For all the kids who ran to the back of the video store to browse the horror titles they were never allow to see . . .

For all the kids who grew up queer, half a step out of sync with their peers . . .

This one’s for you.

I honestly loved this so much; like it’s probably my favourite thing I’ve read in quite a while. Not super long1 and it definitely won’t be for everyone. But I mostly bought Dirty Heads because of the cover, and if you are the sort of person who looks at that cover and thinks, “Man, that seems cool?” Then yes! Yes you should absolutely get this book.

  1. Not gonna lie; I am currently reading the “short” titles off Mt. TBR in anticipation for the rest of my MXTX books arriving . . .

Finished reading: Highway Bodies

Title
Highway Bodies
Author
Alison Evans
Publisher
Echo
Date Published
May 2021
ISBN
9781760685027
Current status
Complete

Queer teens fight the zombie apocalypse, but what if the real monster all along were (dun dun duuun) . . . the cishets?

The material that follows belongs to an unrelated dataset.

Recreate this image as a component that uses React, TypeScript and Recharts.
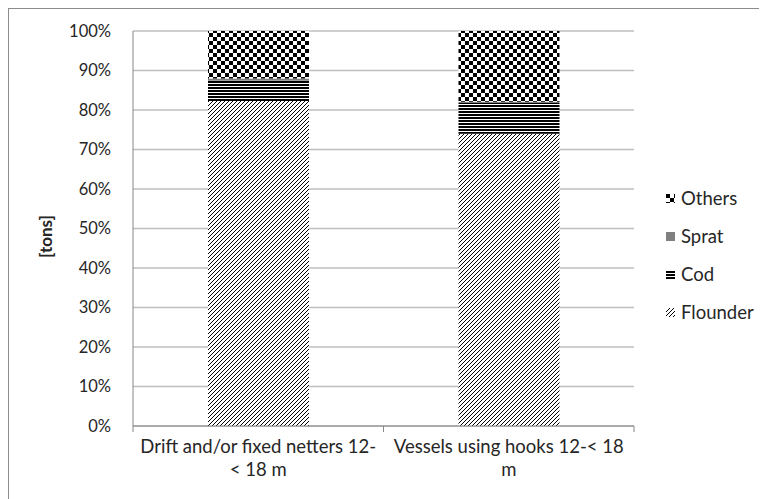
import React from 'react';
import { BarChart, Bar, XAxis, YAxis, CartesianGrid } from 'recharts';

// share of landings per fleet segment, in percent
const categories = ['Drift and/or fixed netters 12-< 18 m', 'Vessels using hooks 12-< 18 m'];
const categoryLines = [
  ['Drift and/or fixed netters 12-', '< 18 m'],
  ['Vessels using hooks 12-< 18', 'm'],
];
const flounder = [82.3, 74.0];
const cod = [5.1, 7.8];
const sprat = [0.6, 0.3];
const others = [12.0, 17.9];
const yTicks = [0, 10, 20, 30, 40, 50, 60, 70, 80, 90, 100];

const seriesKeys = ['Flounder', 'Cod', 'Sprat', 'Others'];
const legendOrder = ['Others', 'Sprat', 'Cod', 'Flounder'];

const data = categories.map((name, i) => ({
  name,
  Flounder: flounder[i],
  Cod: cod[i],
  Sprat: sprat[i],
  Others: others[i],
}));

const fills: Record<string, string> = {
  Flounder: 'url(#pFlounder)',
  Cod: 'url(#pCod)',
  Sprat: '#808080',
  Others: 'url(#pOthers)',
};

const FONT = 'Lato, "Open Sans", sans-serif';
const W = 758;
const H = 490;
const margin = { top: 22, right: 133, bottom: 0, left: 0 };
const Y_W = 124;
const X_H = 73;
const BAND = (W - margin.left - margin.right - Y_W) / categories.length;

if (typeof document !== 'undefined') document.body.style.overflow = 'hidden';

const CatTick = (props: any) => {
  const { x, y, index } = props;
  const lines = categoryLines[index] || [];
  const left = x - BAND / 2;
  return (
    <g>
      <line x1={left} y1={y} x2={left} y2={y + 6} stroke="#868686" />
      {index === categories.length - 1 && (
        <line x1={x + BAND / 2} y1={y} x2={x + BAND / 2} y2={y + 6} stroke="#868686" />
      )}
      {lines.map((t, i) => (
        <text key={i} x={x} y={y + 27 + i * 23} textAnchor="middle" fontSize={18.5} fill="#262626" fontFamily={FONT}>
          {t}
        </text>
      ))}
    </g>
  );
};

const YLabel = (props: any) => {
  const vb = props.viewBox || {};
  const cx = 36;
  const cy = vb.y + vb.height / 2 + 8;
  return (
    <text
      x={cx}
      y={cy}
      transform={`rotate(-90 ${cx} ${cy})`}
      textAnchor="middle"
      dominantBaseline="central"
      fontSize={17}
      fontWeight="bold"
      fill="#262626"
      fontFamily={FONT}
    >
      [tons]
    </text>
  );
};

const LegendIcon = ({ k }: { k: string }) => (
  <svg width={9} height={9} style={{ marginRight: 6 }}>
    {k === 'Cod' ? (
      <g fill="#000">
        <rect x={0} y={1} width={9} height={2} />
        <rect x={0} y={4} width={9} height={2} />
        <rect x={0} y={7} width={9} height={2} />
      </g>
    ) : (
      <rect x={0} y={0} width={9} height={9} fill={fills[k]} />
    )}
  </svg>
);

export default function App() {
  return (
    <div
      style={{
        position: 'relative',
        width: W,
        height: H,
        borderLeft: '1px solid #8c8c8c',
        borderTop: '1px solid #8c8c8c',
        background: '#fff',
        fontFamily: FONT,
      }}
    >
      <BarChart width={W} height={H} data={data} margin={margin} barSize={101}>
        <defs>
          <pattern id="pFlounder" patternUnits="userSpaceOnUse" width={4} height={4}>
            <rect width={4} height={4} fill="#fff" />
            <path d="M-1,1 l2,-2 M0,4 l4,-4 M3,5 l2,-2" stroke="#000" strokeWidth={1} />
          </pattern>
          <pattern id="pCod" patternUnits="userSpaceOnUse" width={4} height={3}>
            <rect width={4} height={3} fill="#fff" />
            <rect width={4} height={2} fill="#000" />
          </pattern>
          <pattern id="pOthers" patternUnits="userSpaceOnUse" width={8} height={8}>
            <rect width={8} height={8} fill="#fff" />
            <rect width={4} height={4} fill="#000" />
            <rect x={4} y={4} width={4} height={4} fill="#000" />
          </pattern>
        </defs>
        <CartesianGrid vertical={false} stroke="#bfbfbf" strokeWidth={1.5} />
        <XAxis
          dataKey="name"
          height={X_H}
          tickLine={false}
          tickSize={0}
          tickMargin={0}
          axisLine={{ stroke: '#868686' }}
          tick={<CatTick />}
          interval={0}
        />
        <YAxis
          width={Y_W}
          domain={[0, 100]}
          ticks={yTicks}
          tickFormatter={(v: number) => `${v}%`}
          tickLine={false}
          tickSize={8}
          tickMargin={14}
          axisLine={{ stroke: '#868686' }}
          tick={{ fontSize: 16.5, fill: '#262626', fontFamily: FONT }}
          label={<YLabel />}
        />
        {seriesKeys.map((k) => (
          <Bar key={k} dataKey={k} stackId="a" fill={fills[k]} isAnimationActive={false} />
        ))}
      </BarChart>
      <div style={{ position: 'absolute', left: 657, top: 170 }}>
        {legendOrder.map((k) => (
          <div
            key={k}
            style={{ display: 'flex', alignItems: 'center', height: 38, fontSize: 18.5, color: '#262626' }}
          >
            <LegendIcon k={k} />
            {k}
          </div>
        ))}
      </div>
    </div>
  );
}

Also still jarring to read things that are so strongly Australian. Both in the setting and language (one of the narrators here has a very strong ocker accent, which is written phonetically in the narration), but also just for things like characters going to Mitre 10 and eating Shapes.

Finished reading: Monster (Graphic Novel)

Title
Monster (Graphic Novel)
Author
Enki Bilal
Publisher
Titan Comics
Date Published
September 2019
ISBN
9781785868733
Current status
Complete

What if Andy Warhol was Satan and also an immortal alien or whatever.

I confess to never having heard of Bilal before randomly picking this up at a con, mostly because I liked the art style. I was subsequently complimented by everyone in the immediate vicinity for my great taste. Now having read it, Monster is . . . okay? I guess. It has a much more enjoyable cyberpunk world than most that crop up in the sanitised American versions of the genre, but the plot and characters were just very . . . meh. Also, the protagonist is called “Nike” (intentionally after the brand) and the antagonist “Optus” (not related to the telecom company), which made me lol.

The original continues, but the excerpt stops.